══ Supplied material
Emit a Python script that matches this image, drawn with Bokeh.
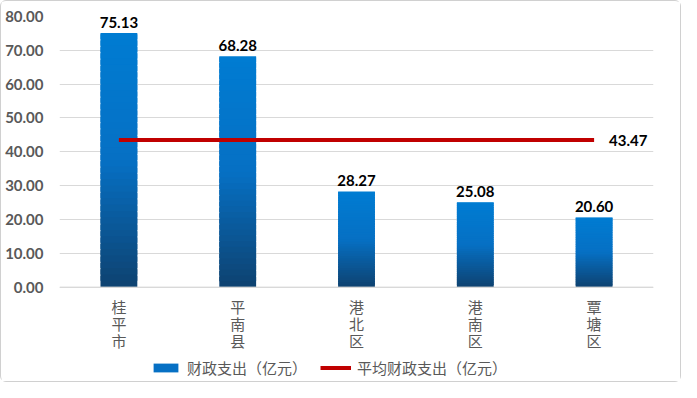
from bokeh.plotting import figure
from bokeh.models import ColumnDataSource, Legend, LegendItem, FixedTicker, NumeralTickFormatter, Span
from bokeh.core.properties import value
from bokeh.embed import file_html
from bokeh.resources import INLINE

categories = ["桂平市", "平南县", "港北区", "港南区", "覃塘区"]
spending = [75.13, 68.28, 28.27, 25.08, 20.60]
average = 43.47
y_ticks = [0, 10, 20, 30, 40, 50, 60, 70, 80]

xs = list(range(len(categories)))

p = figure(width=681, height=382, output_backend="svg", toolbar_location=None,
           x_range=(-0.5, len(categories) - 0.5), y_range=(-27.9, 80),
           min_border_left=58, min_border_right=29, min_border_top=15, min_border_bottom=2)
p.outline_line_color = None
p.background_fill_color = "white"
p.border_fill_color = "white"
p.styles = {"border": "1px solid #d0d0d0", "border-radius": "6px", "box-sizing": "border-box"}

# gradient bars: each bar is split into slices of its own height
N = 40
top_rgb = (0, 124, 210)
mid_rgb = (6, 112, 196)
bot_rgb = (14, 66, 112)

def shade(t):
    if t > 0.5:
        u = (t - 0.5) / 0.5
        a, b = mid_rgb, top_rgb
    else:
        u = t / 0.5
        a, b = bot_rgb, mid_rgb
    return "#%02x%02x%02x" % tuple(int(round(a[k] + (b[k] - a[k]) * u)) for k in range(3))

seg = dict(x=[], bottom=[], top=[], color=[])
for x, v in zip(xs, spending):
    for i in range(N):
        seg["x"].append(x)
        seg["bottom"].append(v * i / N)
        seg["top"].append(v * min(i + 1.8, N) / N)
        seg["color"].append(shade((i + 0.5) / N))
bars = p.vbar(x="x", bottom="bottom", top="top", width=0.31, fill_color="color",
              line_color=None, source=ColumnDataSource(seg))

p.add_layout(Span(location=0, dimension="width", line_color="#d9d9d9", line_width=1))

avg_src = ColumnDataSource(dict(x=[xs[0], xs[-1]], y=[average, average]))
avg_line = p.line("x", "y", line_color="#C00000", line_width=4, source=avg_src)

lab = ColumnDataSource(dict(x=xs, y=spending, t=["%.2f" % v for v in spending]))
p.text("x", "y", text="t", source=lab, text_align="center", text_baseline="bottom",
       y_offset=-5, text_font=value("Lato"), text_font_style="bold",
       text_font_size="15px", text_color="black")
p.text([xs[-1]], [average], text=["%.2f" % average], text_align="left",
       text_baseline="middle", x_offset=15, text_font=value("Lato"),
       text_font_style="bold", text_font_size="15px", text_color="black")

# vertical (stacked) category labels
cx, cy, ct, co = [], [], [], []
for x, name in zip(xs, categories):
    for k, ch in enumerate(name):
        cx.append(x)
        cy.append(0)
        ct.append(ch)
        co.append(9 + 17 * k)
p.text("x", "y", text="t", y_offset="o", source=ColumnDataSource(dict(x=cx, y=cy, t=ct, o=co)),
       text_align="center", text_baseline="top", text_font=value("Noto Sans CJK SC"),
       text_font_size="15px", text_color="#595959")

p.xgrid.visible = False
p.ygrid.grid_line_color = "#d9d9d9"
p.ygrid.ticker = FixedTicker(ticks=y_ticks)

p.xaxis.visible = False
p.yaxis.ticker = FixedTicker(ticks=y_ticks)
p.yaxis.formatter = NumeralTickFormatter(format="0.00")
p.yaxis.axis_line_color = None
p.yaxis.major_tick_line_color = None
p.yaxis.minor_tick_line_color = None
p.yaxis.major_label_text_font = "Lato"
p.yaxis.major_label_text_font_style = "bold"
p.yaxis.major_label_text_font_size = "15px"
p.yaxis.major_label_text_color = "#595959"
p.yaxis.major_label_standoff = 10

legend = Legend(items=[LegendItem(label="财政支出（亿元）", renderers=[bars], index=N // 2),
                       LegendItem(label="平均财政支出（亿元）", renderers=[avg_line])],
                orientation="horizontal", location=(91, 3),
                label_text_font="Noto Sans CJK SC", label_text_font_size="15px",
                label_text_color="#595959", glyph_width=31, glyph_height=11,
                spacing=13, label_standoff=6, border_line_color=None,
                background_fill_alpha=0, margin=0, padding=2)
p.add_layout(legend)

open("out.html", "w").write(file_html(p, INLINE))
════
* [Description of the task]: Restate each line from the start of the listing through the line bearing "xs = list(range(len(categories)))" word for word. Drop the pictures.

* [Result of this exercise]:
Emit a Python script that matches this image, drawn with Bokeh.
from bokeh.plotting import figure
from bokeh.models import ColumnDataSource, Legend, LegendItem, FixedTicker, NumeralTickFormatter, Span
from bokeh.core.properties import value
from bokeh.embed import file_html
from bokeh.resources import INLINE

categories = ["桂平市", "平南县", "港北区", "港南区", "覃塘区"]
spending = [75.13, 68.28, 28.27, 25.08, 20.60]
average = 43.47
y_ticks = [0, 10, 20, 30, 40, 50, 60, 70, 80]

xs = list(range(len(categories)))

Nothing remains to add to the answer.